**To be done**: Omit the pictures, then reproduce every remaining record exactly.

**Data entries**:
──────────
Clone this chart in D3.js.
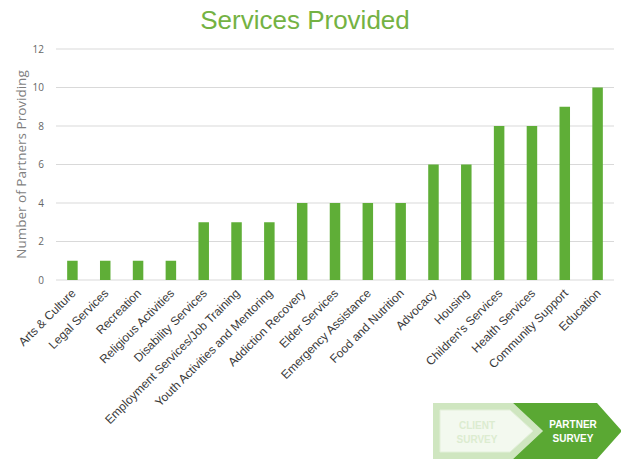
<!DOCTYPE html>
<html>
<head>
<meta charset="utf-8">
<script src="https://cdn.jsdelivr.net/npm/d3@7/dist/d3.min.js"></script>
<style>
  html, body { margin: 0; padding: 0; background: #fff; }
  svg { display: block; font-family: "Liberation Sans", Arial, sans-serif; }
</style>
</head>
<body>
<svg id="chart" width="621" height="464"></svg>
<script>
// Services offered by partner organisations, sorted ascending
const categories = [
  "Arts & Culture", "Legal Services", "Recreation", "Religious Activities",
  "Disability Services", "Employment Services/Job Training",
  "Youth Activities and Mentoring", "Addiction Recovery", "Elder Services",
  "Emergency Assistance", "Food and Nutrition", "Advocacy", "Housing",
  "Children's Services", "Health Services", "Community Support", "Education"
];
const partners = [1, 1, 1, 1, 3, 3, 3, 4, 4, 4, 4, 6, 6, 8, 8, 9, 10];
const yTicks = [0, 2, 4, 6, 8, 10, 12];

const svg = d3.select("#chart");
const margin = { left: 56, right: 7, top: 49, bottom: 184 };
const W = 621, H = 464;

const x = d3.scaleBand()
  .domain(categories)
  .range([margin.left, W - margin.right])
  .paddingInner(0.68)
  .paddingOuter(0.34);

const y = d3.scaleLinear()
  .domain([0, 12])
  .range([H - margin.bottom, margin.top]);

// Title
svg.append("text")
  .attr("x", 305).attr("y", 29)
  .attr("text-anchor", "middle")
  .attr("font-size", 26)
  .attr("fill", "#74b243")
  .text("Services Provided");

// Gridlines
svg.append("g")
  .selectAll("line")
  .data(yTicks)
  .join("line")
  .attr("x1", margin.left).attr("x2", W - margin.right)
  .attr("y1", d => y(d)).attr("y2", d => y(d))
  .attr("stroke", "#d9d9d9")
  .attr("stroke-width", 1);

// Y axis labels
const yAxis = svg.append("g")
  .attr("transform", `translate(${margin.left},0)`)
  .call(d3.axisLeft(y).tickValues(yTicks).tickSize(0).tickPadding(12));
yAxis.select(".domain").remove();
yAxis.selectAll("text")
  .attr("font-family", "'Open Sans', 'Liberation Sans', sans-serif")
  .attr("font-size", 10)
  .attr("fill", "#666666");

// Y axis title
svg.append("text")
  .attr("transform", `translate(26,${y(6)}) rotate(-90)`)
  .attr("text-anchor", "middle")
  .attr("font-family", "'Open Sans', 'Liberation Sans', sans-serif")
  .attr("font-size", 13.5)
  .attr("fill", "#7f7f7f")
  .text("Number of Partners Providing");

// Bars
svg.append("g")
  .selectAll("rect")
  .data(categories.map((c, i) => ({ c, v: partners[i] })))
  .join("rect")
  .attr("x", d => x(d.c))
  .attr("width", x.bandwidth())
  .attr("y", d => y(d.v))
  .attr("height", d => y(0) - y(d.v))
  .attr("fill", "#5fae37");

// X axis labels, rotated
const xAxis = svg.append("g")
  .attr("transform", `translate(0,${y(0)})`)
  .call(d3.axisBottom(x).tickSize(0).tickPadding(0));
xAxis.select(".domain").remove();
xAxis.selectAll("text")
  .attr("font-size", 12)
  .attr("fill", "#3a3a3a")
  .attr("text-anchor", "end")
  .attr("dy", 0)
  .attr("transform", "translate(4,14) rotate(-45)");

// Survey navigation badge
const badge = svg.append("g");
badge.append("polygon")
  .attr("points", "433,403 513,403 543,431 513,459 433,459")
  .attr("fill", "#cfe6c0");
badge.append("polygon")
  .attr("points", "440,410 510,410 533,431 510,452 440,452")
  .attr("fill", "#f3f9ef")
  .attr("stroke", "#e3f0da")
  .attr("stroke-width", 1);
badge.append("polygon")
  .attr("points", "513,403 597,403 622,431 597,459 513,459 543,431")
  .attr("fill", "#5aa833");
badge.append("text")
  .attr("x", 477).attr("y", 429)
  .attr("text-anchor", "middle")
  .attr("font-size", 10).attr("font-weight", "bold")
  .attr("fill", "#dcecd0")
  .text("CLIENT");
badge.append("text")
  .attr("x", 477).attr("y", 443)
  .attr("text-anchor", "middle")
  .attr("font-size", 10).attr("font-weight", "bold")
  .attr("fill", "#dcecd0")
  .text("SURVEY");
badge.append("text")
  .attr("x", 573).attr("y", 428)
  .attr("text-anchor", "middle")
  .attr("font-size", 10).attr("font-weight", "bold")
  .attr("fill", "#ffffff")
  .text("PARTNER");
badge.append("text")
  .attr("x", 573).attr("y", 442)
  .attr("text-anchor", "middle")
  .attr("font-size", 10).attr("font-weight", "bold")
  .attr("fill", "#ffffff")
  .text("SURVEY");
</script>
</body>
</html>
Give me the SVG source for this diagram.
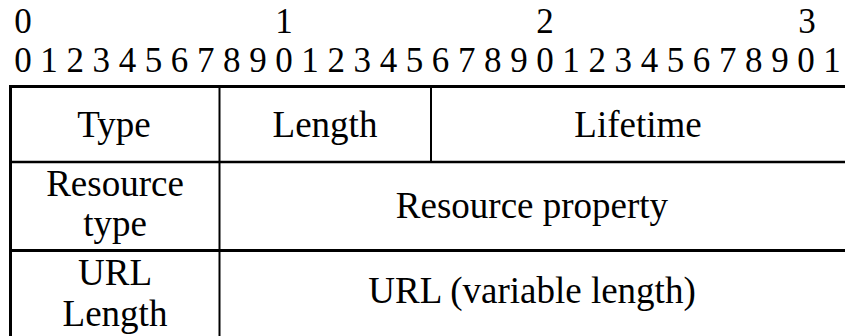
<svg xmlns="http://www.w3.org/2000/svg" width="845" height="336" viewBox="0 0 845 336">
<style>
.d{font-family:"Liberation Serif","Times New Roman",serif;font-size:35px;fill:#000;text-anchor:middle}
.t{font-family:"Liberation Serif","Times New Roman",serif;font-size:37px;fill:#000;text-anchor:middle}
.b{stroke:#000;fill:none}
</style>
<rect width="845" height="336" fill="#fff"/>
<g id="header">
<text class="d" x="23" y="33">0</text>
<text class="d" x="284" y="33">1</text>
<text class="d" x="545" y="33">2</text>
<text class="d" x="807" y="33">3</text>
<text class="d" y="72"><tspan x="23">0</tspan><tspan x="49.1">1</tspan><tspan x="75.2">2</tspan><tspan x="101.3">3</tspan><tspan x="127.4">4</tspan><tspan x="153.5">5</tspan><tspan x="179.6">6</tspan><tspan x="205.7">7</tspan><tspan x="231.8">8</tspan><tspan x="257.9">9</tspan><tspan x="284">0</tspan><tspan x="310.1">1</tspan><tspan x="336.2">2</tspan><tspan x="362.3">3</tspan><tspan x="388.4">4</tspan><tspan x="414.5">5</tspan><tspan x="440.6">6</tspan><tspan x="466.7">7</tspan><tspan x="492.8">8</tspan><tspan x="518.9">9</tspan><tspan x="545">0</tspan><tspan x="571.1">1</tspan><tspan x="597.2">2</tspan><tspan x="623.3">3</tspan><tspan x="649.4">4</tspan><tspan x="675.5">5</tspan><tspan x="701.6">6</tspan><tspan x="727.7">7</tspan><tspan x="753.8">8</tspan><tspan x="779.9">9</tspan><tspan x="806">0</tspan><tspan x="832.1">1</tspan></text>
</g>
<g id="connectors">
<line class="b" x1="9" y1="86.5" x2="845" y2="86.5" stroke-width="3"/>
<line class="b" x1="10.5" y1="85" x2="10.5" y2="336" stroke-width="3"/>
<line class="b" x1="10" y1="162" x2="845" y2="162" stroke-width="2.5"/>
<line class="b" x1="10" y1="250.5" x2="845" y2="250.5" stroke-width="3"/>
<line class="b" x1="219.5" y1="86" x2="219.5" y2="336" stroke-width="2"/>
<line class="b" x1="431" y1="86" x2="431" y2="162" stroke-width="2"/>
</g>
<g id="type"><text class="t" x="114" y="137">Type</text></g>
<g id="length"><text class="t" x="325" y="137">Length</text></g>
<g id="lifetime"><text class="t" x="638" y="137">Lifetime</text></g>
<g id="resource-type"><text class="t" x="115" y="196">Resource</text><text class="t" x="115" y="236">type</text></g>
<g id="resource-property"><text class="t" x="532" y="218">Resource property</text></g>
<g id="url-length"><text class="t" x="115" y="285">URL</text><text class="t" x="115" y="326">Length</text></g>
<g id="url"><text class="t" x="532" y="303">URL (variable length)</text></g>
</svg>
──────────
**Solution to this exercise**:
Clone this chart in D3.js.
<!DOCTYPE html>
<html>
<head>
<meta charset="utf-8">
<script src="https://cdn.jsdelivr.net/npm/d3@7/dist/d3.min.js"></script>
<style>
  html, body { margin: 0; padding: 0; background: #fff; }
  svg { display: block; font-family: "Liberation Sans", Arial, sans-serif; }
</style>
</head>
<body>
<svg id="chart" width="621" height="464"></svg>
<script>
// Services offered by partner organisations, sorted ascending
const categories = [
  "Arts & Culture", "Legal Services", "Recreation", "Religious Activities",
  "Disability Services", "Employment Services/Job Training",
  "Youth Activities and Mentoring", "Addiction Recovery", "Elder Services",
  "Emergency Assistance", "Food and Nutrition", "Advocacy", "Housing",
  "Children's Services", "Health Services", "Community Support", "Education"
];
const partners = [1, 1, 1, 1, 3, 3, 3, 4, 4, 4, 4, 6, 6, 8, 8, 9, 10];
const yTicks = [0, 2, 4, 6, 8, 10, 12];

const svg = d3.select("#chart");
const margin = { left: 56, right: 7, top: 49, bottom: 184 };
const W = 621, H = 464;

const x = d3.scaleBand()
  .domain(categories)
  .range([margin.left, W - margin.right])
  .paddingInner(0.68)
  .paddingOuter(0.34);

const y = d3.scaleLinear()
  .domain([0, 12])
  .range([H - margin.bottom, margin.top]);

// Title
svg.append("text")
  .attr("x", 305).attr("y", 29)
  .attr("text-anchor", "middle")
  .attr("font-size", 26)
  .attr("fill", "#74b243")
  .text("Services Provided");

// Gridlines
svg.append("g")
  .selectAll("line")
  .data(yTicks)
  .join("line")
  .attr("x1", margin.left).attr("x2", W - margin.right)
  .attr("y1", d => y(d)).attr("y2", d => y(d))
  .attr("stroke", "#d9d9d9")
  .attr("stroke-width", 1);

// Y axis labels
const yAxis = svg.append("g")
  .attr("transform", `translate(${margin.left},0)`)
  .call(d3.axisLeft(y).tickValues(yTicks).tickSize(0).tickPadding(12));
yAxis.select(".domain").remove();
yAxis.selectAll("text")
  .attr("font-family", "'Open Sans', 'Liberation Sans', sans-serif")
  .attr("font-size", 10)
  .attr("fill", "#666666");

// Y axis title
svg.append("text")
  .attr("transform", `translate(26,${y(6)}) rotate(-90)`)
  .attr("text-anchor", "middle")
  .attr("font-family", "'Open Sans', 'Liberation Sans', sans-serif")
  .attr("font-size", 13.5)
  .attr("fill", "#7f7f7f")
  .text("Number of Partners Providing");

// Bars
svg.append("g")
  .selectAll("rect")
  .data(categories.map((c, i) => ({ c, v: partners[i] })))
  .join("rect")
  .attr("x", d => x(d.c))
  .attr("width", x.bandwidth())
  .attr("y", d => y(d.v))
  .attr("height", d => y(0) - y(d.v))
  .attr("fill", "#5fae37");

// X axis labels, rotated
const xAxis = svg.append("g")
  .attr("transform", `translate(0,${y(0)})`)
  .call(d3.axisBottom(x).tickSize(0).tickPadding(0));
xAxis.select(".domain").remove();
xAxis.selectAll("text")
  .attr("font-size", 12)
  .attr("fill", "#3a3a3a")
  .attr("text-anchor", "end")
  .attr("dy", 0)
  .attr("transform", "translate(4,14) rotate(-45)");

// Survey navigation badge
const badge = svg.append("g");
badge.append("polygon")
  .attr("points", "433,403 513,403 543,431 513,459 433,459")
  .attr("fill", "#cfe6c0");
badge.append("polygon")
  .attr("points", "440,410 510,410 533,431 510,452 440,452")
  .attr("fill", "#f3f9ef")
  .attr("stroke", "#e3f0da")
  .attr("stroke-width", 1);
badge.append("polygon")
  .attr("points", "513,403 597,403 622,431 597,459 513,459 543,431")
  .attr("fill", "#5aa833");
badge.append("text")
  .attr("x", 477).attr("y", 429)
  .attr("text-anchor", "middle")
  .attr("font-size", 10).attr("font-weight", "bold")
  .attr("fill", "#dcecd0")
  .text("CLIENT");
badge.append("text")
  .attr("x", 477).attr("y", 443)
  .attr("text-anchor", "middle")
  .attr("font-size", 10).attr("font-weight", "bold")
  .attr("fill", "#dcecd0")
  .text("SURVEY");
badge.append("text")
  .attr("x", 573).attr("y", 428)
  .attr("text-anchor", "middle")
  .attr("font-size", 10).attr("font-weight", "bold")
  .attr("fill", "#ffffff")
  .text("PARTNER");
badge.append("text")
  .attr("x", 573).attr("y", 442)
  .attr("text-anchor", "middle")
  .attr("font-size", 10).attr("font-weight", "bold")
  .attr("fill", "#ffffff")
  .text("SURVEY");
</script>
</body>
</html>
Give me the SVG source for this diagram.
<svg xmlns="http://www.w3.org/2000/svg" width="845" height="336" viewBox="0 0 845 336">
<style>
.d{font-family:"Liberation Serif","Times New Roman",serif;font-size:35px;fill:#000;text-anchor:middle}
.t{font-family:"Liberation Serif","Times New Roman",serif;font-size:37px;fill:#000;text-anchor:middle}
.b{stroke:#000;fill:none}
</style>
<rect width="845" height="336" fill="#fff"/>
<g id="header">
<text class="d" x="23" y="33">0</text>
<text class="d" x="284" y="33">1</text>
<text class="d" x="545" y="33">2</text>
<text class="d" x="807" y="33">3</text>
<text class="d" y="72"><tspan x="23">0</tspan><tspan x="49.1">1</tspan><tspan x="75.2">2</tspan><tspan x="101.3">3</tspan><tspan x="127.4">4</tspan><tspan x="153.5">5</tspan><tspan x="179.6">6</tspan><tspan x="205.7">7</tspan><tspan x="231.8">8</tspan><tspan x="257.9">9</tspan><tspan x="284">0</tspan><tspan x="310.1">1</tspan><tspan x="336.2">2</tspan><tspan x="362.3">3</tspan><tspan x="388.4">4</tspan><tspan x="414.5">5</tspan><tspan x="440.6">6</tspan><tspan x="466.7">7</tspan><tspan x="492.8">8</tspan><tspan x="518.9">9</tspan><tspan x="545">0</tspan><tspan x="571.1">1</tspan><tspan x="597.2">2</tspan><tspan x="623.3">3</tspan><tspan x="649.4">4</tspan><tspan x="675.5">5</tspan><tspan x="701.6">6</tspan><tspan x="727.7">7</tspan><tspan x="753.8">8</tspan><tspan x="779.9">9</tspan><tspan x="806">0</tspan><tspan x="832.1">1</tspan></text>
</g>
<g id="connectors">
<line class="b" x1="9" y1="86.5" x2="845" y2="86.5" stroke-width="3"/>
<line class="b" x1="10.5" y1="85" x2="10.5" y2="336" stroke-width="3"/>
<line class="b" x1="10" y1="162" x2="845" y2="162" stroke-width="2.5"/>
<line class="b" x1="10" y1="250.5" x2="845" y2="250.5" stroke-width="3"/>
<line class="b" x1="219.5" y1="86" x2="219.5" y2="336" stroke-width="2"/>
<line class="b" x1="431" y1="86" x2="431" y2="162" stroke-width="2"/>
</g>
<g id="type"><text class="t" x="114" y="137">Type</text></g>
<g id="length"><text class="t" x="325" y="137">Length</text></g>
<g id="lifetime"><text class="t" x="638" y="137">Lifetime</text></g>
<g id="resource-type"><text class="t" x="115" y="196">Resource</text><text class="t" x="115" y="236">type</text></g>
<g id="resource-property"><text class="t" x="532" y="218">Resource property</text></g>
<g id="url-length"><text class="t" x="115" y="285">URL</text><text class="t" x="115" y="326">Length</text></g>
<g id="url"><text class="t" x="532" y="303">URL (variable length)</text></g>
</svg>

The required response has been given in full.